26 April 2008

A Sad Farewell

Back in Doha after a visit to the U.S.A., where I participated in a lobbying effort in Washington before heading to New England to pack up some things at my parents, who are on the verge of retiring and selling the house they have lived in for the past 20 odd years. All of that went according to plan, but unplanned was the sad yet somehow fortunately timed demise of the second of two cats I left in their care when I left the USA 13 years ago.

Although they were litter-mates, Spike and Spud had very different personalities, and although my ex-girlfriend and I named them before we had a real sense of their characters, time proved both of them to be appropriately named. Spud was the gentle, affectionate smaller one, whereas as Spike was the independent, assertive one that dictated the terms of his relationship with his owners from the very beginning. Not long after bringing him home from the shelter, we learned that failing to rise promptly at six and immediately tend to his empty food dish was to risk having him tunnel his way under the covers until he found an adequately sensitive area of flesh to nibble on until you understood that whether you fed him or not, you weren't going to get any more sleep.

Spike in healthier, happier days

Spud died a few years ago after developing a carcinoma in reaction to a feline leukemia shot, but Spike carried on, despite his significantly overweight 10 kg bulk. In December, my mother emailed me let me know that his health was deteriorating, but after a few weeks he rallied and regained his energy and appetite. Then, as I walking up 24th Street in Washington last week, on my way back from a day of meetings on the Hill to my hotel in the west end, my mother called to tell me he had taken a sudden turn for the worse, that the vet had drained 90 ml of bloody fluid from his lungs, and that he might expire any day.

I arrived a few days later to find Spike sitting on a towel in his favourite spot, where one of the overhead spotlights in the living room created a warm spot on the floor. His breathing was laboured, and he uncharacteristically was refusing all food. He rarely moved over the next few days, his legs unsteady and clearly exhausted by moving just a few meters. Occaisionally he would drink water, but rarely took any food. But gently stroking his ears or his back still elicited a gentle purring. A couple of days later he emitted a pained yowl, something he would do with increasing frequency until Thursday, when he began complaining almost constantly. He stopped purring in response to my attentions. He was so weak that he was unable to make the trip to his litter box and urinated on the floor. Finally we made the decision to have him put to sleep early Friday morning. Thursday night I spent sleeping on the sofa next to him, stroking him and calming him when his yowling let me know he was suffering.

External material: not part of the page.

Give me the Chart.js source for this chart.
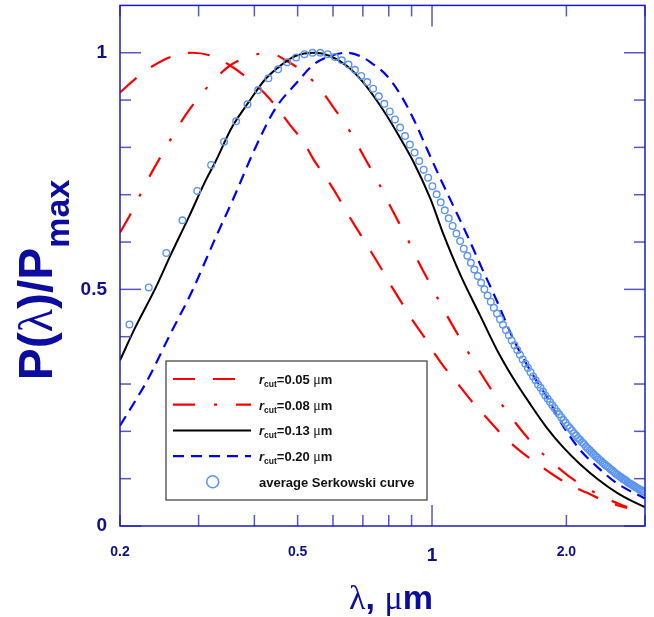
<!DOCTYPE html>
<html>
<head>
<meta charset="utf-8" />
<title>P(λ)/Pmax</title>
<script src="https://cdn.jsdelivr.net/npm/chart.js@4.4.1/dist/chart.umd.min.js"></script>
<style>
    body {
        margin: 0;
        background: #ffffff;
    }
    #wrap {
        width: 654px;
        height: 617px;
    }
</style>
</head>
<body>
<div id="wrap"><canvas id="chart" width="654" height="617"></canvas></div>
<script>
    // r_cut = 0.05 um (red long dash)
    const r005Lambda = [0.200, 0.218, 0.238, 0.263, 0.290, 0.324, 0.353, 0.388, 0.419, 0.453, 0.481, 0.515, 0.543, 0.576, 0.612, 0.645, 0.684, 0.721, 0.763, 0.806, 0.852, 0.902, 0.961, 1.017, 1.084, 1.157, 1.239, 1.339, 1.435, 1.564, 1.690, 1.842, 2.024, 2.226, 2.468, 2.736];
    const r005P = [0.916, 0.947, 0.973, 0.993, 1.000, 0.992, 0.973, 0.945, 0.917, 0.880, 0.847, 0.812, 0.774, 0.739, 0.700, 0.662, 0.623, 0.588, 0.550, 0.511, 0.474, 0.436, 0.399, 0.362, 0.326, 0.294, 0.259, 0.224, 0.193, 0.161, 0.137, 0.112, 0.088, 0.070, 0.051, 0.038];

    // r_cut = 0.08 um (red dash-dot)
    const r008Lambda = [0.200, 0.212, 0.222, 0.234, 0.248, 0.262, 0.279, 0.297, 0.320, 0.353, 0.388, 0.429, 0.474, 0.520, 0.564, 0.604, 0.645, 0.681, 0.721, 0.759, 0.799, 0.843, 0.886, 0.933, 0.982, 1.034, 1.093, 1.157, 1.223, 1.294, 1.381, 1.472, 1.577, 1.704, 1.842, 2.013, 2.226, 2.446, 2.736];
    const r008P = [0.620, 0.662, 0.700, 0.742, 0.784, 0.823, 0.865, 0.900, 0.936, 0.973, 0.991, 1.000, 0.982, 0.956, 0.921, 0.882, 0.844, 0.805, 0.763, 0.725, 0.683, 0.641, 0.602, 0.558, 0.518, 0.478, 0.436, 0.396, 0.357, 0.319, 0.278, 0.242, 0.205, 0.168, 0.138, 0.107, 0.080, 0.059, 0.040];

    // r_cut = 0.13 um (black solid)
    const r013Lambda = [0.200, 0.216, 0.240, 0.261, 0.285, 0.310, 0.327, 0.356, 0.388, 0.423, 0.461, 0.494, 0.545, 0.591, 0.645, 0.702, 0.766, 0.834, 0.909, 0.991, 1.062, 1.157, 1.283, 1.398, 1.523, 1.661, 1.810, 1.973, 2.150, 2.344, 2.598, 2.800, 3.000];
    const r013P = [0.350, 0.418, 0.502, 0.577, 0.652, 0.727, 0.769, 0.842, 0.895, 0.944, 0.975, 0.993, 1.000, 0.993, 0.972, 0.937, 0.888, 0.832, 0.769, 0.692, 0.615, 0.531, 0.444, 0.372, 0.311, 0.257, 0.207, 0.165, 0.130, 0.100, 0.070, 0.053, 0.040];

    // r_cut = 0.20 um (blue dashed)
    const r020Lambda = [0.200, 0.230, 0.260, 0.290, 0.327, 0.359, 0.401, 0.445, 0.498, 0.543, 0.591, 0.645, 0.690, 0.740, 0.793, 0.849, 0.909, 0.974, 1.044, 1.118, 1.198, 1.283, 1.398, 1.523, 1.661, 1.810, 1.973, 2.150, 2.344, 2.598, 3.000];
    const r020P = [0.212, 0.307, 0.408, 0.496, 0.608, 0.692, 0.797, 0.881, 0.937, 0.975, 0.993, 1.000, 0.993, 0.975, 0.951, 0.912, 0.860, 0.797, 0.734, 0.675, 0.615, 0.552, 0.475, 0.394, 0.328, 0.272, 0.209, 0.160, 0.125, 0.090, 0.058];

    // average Serkowski curve (open circles)
    const serkLambda = [0.210, 0.232, 0.254, 0.276, 0.298, 0.320, 0.342, 0.364, 0.386, 0.408, 0.430, 0.452, 0.474, 0.496, 0.518, 0.540, 0.562, 0.584, 0.606, 0.628,
        0.650, 0.672, 0.694, 0.716, 0.738, 0.760, 0.782, 0.804, 0.826, 0.848, 0.870, 0.892, 0.914, 0.936, 0.958, 0.980, 1.002, 1.024, 1.046, 1.068,
        1.090, 1.112, 1.134, 1.156, 1.178, 1.200, 1.222, 1.244, 1.266, 1.288, 1.310, 1.332, 1.354, 1.376, 1.398, 1.420, 1.442, 1.464, 1.486, 1.508,
        1.530, 1.552, 1.574, 1.596, 1.618, 1.640, 1.662, 1.684, 1.706, 1.728, 1.750, 1.772, 1.794, 1.816, 1.838, 1.860, 1.882, 1.904, 1.926, 1.948,
        1.970, 1.992, 2.014, 2.036, 2.058, 2.080, 2.102, 2.124, 2.146, 2.168, 2.190, 2.212, 2.234, 2.256, 2.278, 2.300, 2.322, 2.344, 2.366, 2.388,
        2.410, 2.432, 2.454, 2.476, 2.498, 2.520, 2.542, 2.564, 2.586, 2.608, 2.630, 2.652, 2.674, 2.696, 2.718, 2.740, 2.762, 2.784, 2.806, 2.828,
        2.850, 2.872, 2.894, 2.916, 2.938, 2.960, 2.982];
    const serkP = [0.426, 0.504, 0.577, 0.646, 0.708, 0.763, 0.812, 0.855, 0.891, 0.921, 0.946, 0.965, 0.980, 0.990, 0.997, 1.000, 1.000, 0.997, 0.991, 0.984,
        0.975, 0.964, 0.951, 0.938, 0.924, 0.908, 0.892, 0.876, 0.859, 0.842, 0.824, 0.806, 0.789, 0.771, 0.753, 0.736, 0.718, 0.701, 0.684, 0.667,
        0.650, 0.634, 0.618, 0.602, 0.586, 0.571, 0.556, 0.542, 0.528, 0.514, 0.500, 0.487, 0.474, 0.461, 0.449, 0.437, 0.425, 0.414, 0.403, 0.392,
        0.382, 0.372, 0.362, 0.352, 0.343, 0.334, 0.325, 0.316, 0.308, 0.299, 0.292, 0.284, 0.276, 0.269, 0.262, 0.255, 0.249, 0.242, 0.236, 0.230,
        0.224, 0.218, 0.212, 0.207, 0.202, 0.196, 0.191, 0.186, 0.182, 0.177, 0.173, 0.168, 0.164, 0.160, 0.156, 0.152, 0.148, 0.145, 0.141, 0.138,
        0.134, 0.131, 0.128, 0.125, 0.122, 0.119, 0.116, 0.113, 0.110, 0.108, 0.105, 0.103, 0.100, 0.098, 0.096, 0.093, 0.091, 0.089, 0.087, 0.085,
        0.083, 0.081, 0.079, 0.077, 0.076, 0.074, 0.072];

    // axes
    const xTickValues = [0.2, 0.3, 0.4, 0.5, 0.6, 0.7, 0.8, 0.9, 1, 2, 3];
    const xLongTicks = [1];
    const xTickLabels = ['0.2', '0.5', '1', '2.0'];
    const xTickLabelValues = [0.2, 0.5, 1, 2];
    const yTickValues = [0, 0.1, 0.2, 0.3, 0.4, 0.5, 0.6, 0.7, 0.8, 0.9, 1.0];
    const yLongTicks = [0, 0.5, 1.0];
    const yTickLabels = ['0', '0.5', '1'];
    const yTickLabelValues = [0, 0.5, 1];

    const legendCuts = ['0.05', '0.08', '0.13', '0.20'];
    const legendSerk = 'average Serkowski curve';

    const SANS = '"Liberation Sans", Arial, sans-serif';
    const SERIF = '"Liberation Serif", "Times New Roman", serif';
    const navy = '#10108c';

    function pts(xs, ys) {
        return xs.map((x, i) => ({ x: x, y: ys[i] }));
    }

    // draws a row of text pieces with different fonts, returns the width
    function drawRuns(ctx, x, y, runs, measureOnly) {
        let cx = x;
        runs.forEach(r => {
            ctx.font = r.font;
            if (!measureOnly) ctx.fillText(r.t, cx, y + (r.dy || 0));
            cx += ctx.measureText(r.t).width;
        });
        return cx - x;
    }

    function line(ctx, x1, y1, x2, y2) {
        ctx.beginPath();
        ctx.moveTo(x1, y1);
        ctx.lineTo(x2, y2);
        ctx.stroke();
    }

    const decorPlugin = {
        id: 'decor',
        afterDatasetsDraw(chart) {
            const ctx = chart.ctx;
            const a = chart.chartArea;
            const xs = chart.scales.x;
            const ys = chart.scales.y;
            ctx.save();

            // inner ticks on all four sides
            ctx.strokeStyle = '#5656c8';
            ctx.lineWidth = 1.5;
            yTickValues.forEach(v => {
                const py = ys.getPixelForValue(v);
                const len = yLongTicks.includes(v) ? 21 : 11;
                line(ctx, a.left, py, a.left + len, py);
                line(ctx, a.right, py, a.right - len, py);
            });
            xTickValues.forEach(v => {
                const px = xs.getPixelForValue(v);
                const len = xLongTicks.includes(v) ? 21 : 11;
                line(ctx, px, a.bottom, px, a.bottom - len);
                line(ctx, px, a.top, px, a.top + len);
            });

            // frame
            ctx.strokeStyle = '#1c1cc0';
            ctx.lineWidth = 1.5;
            ctx.strokeRect(a.left, a.top, a.right - a.left, a.bottom - a.top);

            // tick labels
            ctx.fillStyle = navy;
            ctx.textAlign = 'right';
            ctx.textBaseline = 'middle';
            ctx.font = 'bold 19px ' + SANS;
            yTickLabelValues.forEach((v, i) => {
                ctx.fillText(yTickLabels[i], a.left - 13, ys.getPixelForValue(v));
            });
            ctx.textAlign = 'center';
            xTickLabelValues.forEach((v, i) => {
                const big = v === 1;
                ctx.font = 'bold ' + (big ? 19 : 14) + 'px ' + SANS;
                ctx.fillText(xTickLabels[i], xs.getPixelForValue(v), a.bottom + (big ? 30 : 26));
            });

            // x title
            ctx.textAlign = 'left';
            ctx.textBaseline = 'alphabetic';
            ctx.fillStyle = '#0c0ca0';
            const xRuns = [
                { t: 'λ', font: '34px ' + SERIF },
                { t: ', ', font: 'bold 34px ' + SANS },
                { t: 'μ', font: '34px ' + SERIF },
                { t: 'm', font: 'bold 34px ' + SANS }
            ];
            const xw = drawRuns(ctx, 0, 0, xRuns, true);
            drawRuns(ctx, 391 - xw / 2, 609, xRuns);

            // y title, rotated
            const yRuns = [
                { t: 'P(', font: 'bold 48px ' + SANS },
                { t: 'λ', font: '48px ' + SERIF },
                { t: ')/P', font: 'bold 48px ' + SANS },
                { t: 'max', font: 'bold 34px ' + SANS, dy: 17 }
            ];
            const yw = drawRuns(ctx, 0, 0, yRuns, true);
            ctx.translate(52, 280);
            ctx.rotate(-Math.PI / 2);
            drawRuns(ctx, -yw / 2, 0, yRuns);
            ctx.restore();

            // legend box
            ctx.save();
            const L = { left: 166, top: 361, right: 427, bottom: 500 };
            ctx.fillStyle = '#ffffff';
            ctx.fillRect(L.left, L.top, L.right - L.left, L.bottom - L.top);
            ctx.strokeStyle = '#3a3a3a';
            ctx.lineWidth = 1.2;
            ctx.strokeRect(L.left, L.top, L.right - L.left, L.bottom - L.top);

            const ds = chart.data.datasets;
            const order = [4, 3, 2, 1, 0];
            ctx.fillStyle = '#111111';
            ctx.textAlign = 'left';
            ctx.textBaseline = 'alphabetic';
            order.forEach((di, row) => {
                const d = ds[di];
                const cy = 379 + row * 25.7;
                if (d.showLine) {
                    ctx.setLineDash(d.borderDash || []);
                    ctx.strokeStyle = d.borderColor;
                    ctx.lineWidth = d.borderWidth;
                    line(ctx, 173, cy, 251, cy);
                    ctx.setLineDash([]);
                    drawRuns(ctx, 259, cy + 5, [
                        { t: 'r', font: 'italic bold 13px ' + SANS },
                        { t: 'cut', font: 'bold 8.5px ' + SANS, dy: 3 },
                        { t: '=' + legendCuts[row] + ' ', font: 'bold 13px ' + SANS },
                        { t: 'μ', font: '14px ' + SERIF },
                        { t: 'm', font: 'bold 13px ' + SANS }
                    ]);
                } else {
                    ctx.strokeStyle = d.borderColor;
                    ctx.lineWidth = 1.6;
                    ctx.beginPath();
                    ctx.arc(212.7, cy, 6, 0, Math.PI * 2);
                    ctx.stroke();
                    ctx.font = 'bold 13px ' + SANS;
                    ctx.fillText(legendSerk, 259, cy + 5);
                }
            });
            ctx.restore();
        }
    };

    const chart = new Chart(document.getElementById('chart'), {
        type: 'scatter',
        data: {
            datasets: [{
                label: 'average Serkowski curve',
                data: pts(serkLambda, serkP),
                showLine: false,
                pointStyle: 'circle',
                pointRadius: 3.3,
                pointBorderWidth: 1.4,
                borderColor: '#5c96f0',
                pointBorderColor: '#5c96f0',
                backgroundColor: 'rgba(0,0,0,0)',
                pointBackgroundColor: 'rgba(0,0,0,0)'
            }, {
                label: 'r_cut=0.20',
                data: pts(r020Lambda, r020P),
                showLine: true,
                borderColor: '#0000ff',
                borderWidth: 2.2,
                borderDash: [11, 7],
                pointRadius: 0
            }, {
                label: 'r_cut=0.13',
                data: pts(r013Lambda, r013P),
                showLine: true,
                borderColor: '#000000',
                borderWidth: 2,
                pointRadius: 0
            }, {
                label: 'r_cut=0.08',
                data: pts(r008Lambda, r008P),
                showLine: true,
                borderColor: '#ff0000',
                borderWidth: 2.2,
                borderDash: [22, 19, 3, 19],
                pointRadius: 0
            }, {
                label: 'r_cut=0.05',
                data: pts(r005Lambda, r005P),
                showLine: true,
                borderColor: '#ff0000',
                borderWidth: 2.2,
                borderDash: [22, 18],
                pointRadius: 0
            }]
        },
        options: {
            responsive: false,
            animation: false,
            devicePixelRatio: 1,
            layout: { padding: { left: 120, right: 9, top: 2, bottom: 91 } },
            elements: { line: { cubicInterpolationMode: 'monotone' } },
            scales: {
                x: { type: 'logarithmic', min: 0.2, max: 3.0, display: false },
                y: { type: 'linear', min: 0, max: 1.1, display: false }
            },
            plugins: {
                legend: { display: false },
                tooltip: { enabled: false }
            }
        },
        plugins: [decorPlugin]
    });
</script>
</body>
</html>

Saying good-bye, 25 April 2008

I got up early on Friday and finished digging the grave my Dad had started for him the day before, next to the spot where he had laid Spud to rest some years previously. Then it was time. I snapped a few last photos of the two of us, wrapped him in a towel and carried him to the car. Immediately he found reserves of strength, scratching my arm deeply and crying out loudly and repeatedly. As my mother drove towards the vet's clinic, I pleaded with him to calm down and not make it harder on me. Just then my mobile rang; it was my ex-girlfriend, calling to check on him. As I updated her, he cried out again, then emitted a gasp, and was limp. I was grateful that he seemed to be finally resigning himself. I stayed on the phone with my ex- until we pulled into the car park and it occurred to me that he had already expired. It was obvious this was the case as soon as we brought him in and laid him on cold steel examination table. He had collapsed in such a natural position, with his forepaws on my arm and his head resting in the crook of my elbow it felt like he did when he was young, when his trust in me led him to sprawl limply and languidly across my lap. The vet came in and checked for a heartbeat, expressed his condolences and remarked on what a good cat he had been. So Spike died the way he lived – in his own time and on his own terms. We took his still-warm body home and laid it in the grave we had dug with two of his cat blankets. My mother stroked his head in farewell and then left me alone to cover him over and spread a blanket of pine needles back over the bare spot of earth. I am mourning him still, but so, so grateful for the 15 years he brightened my life with his unpredictable antics and unique personality.

26 April 2008

1 comment:

Kim said...

It was so sad to even read this because I remembered Spike when we got him as a small (?) kitten and all the crazy things Spike would do, mostly involving eating lots of food, or enjoying the company of other portly friends (you know who they are)...As I sit with Simba in my lap now, patting him with tears in my eyes, I think of Spikely and of what the man at the Washington Animal Rescue league said of cats in general when we got Spike and Spud there, and it's the perfect quote and my sentiments with regard to all animals. "I could never give them back to them all that they've given me." Bye Spike, I know your journey is peaceful and you are happy now. I loved you and Simba and Elsa send kitty kisses to their cousin in the afterlife.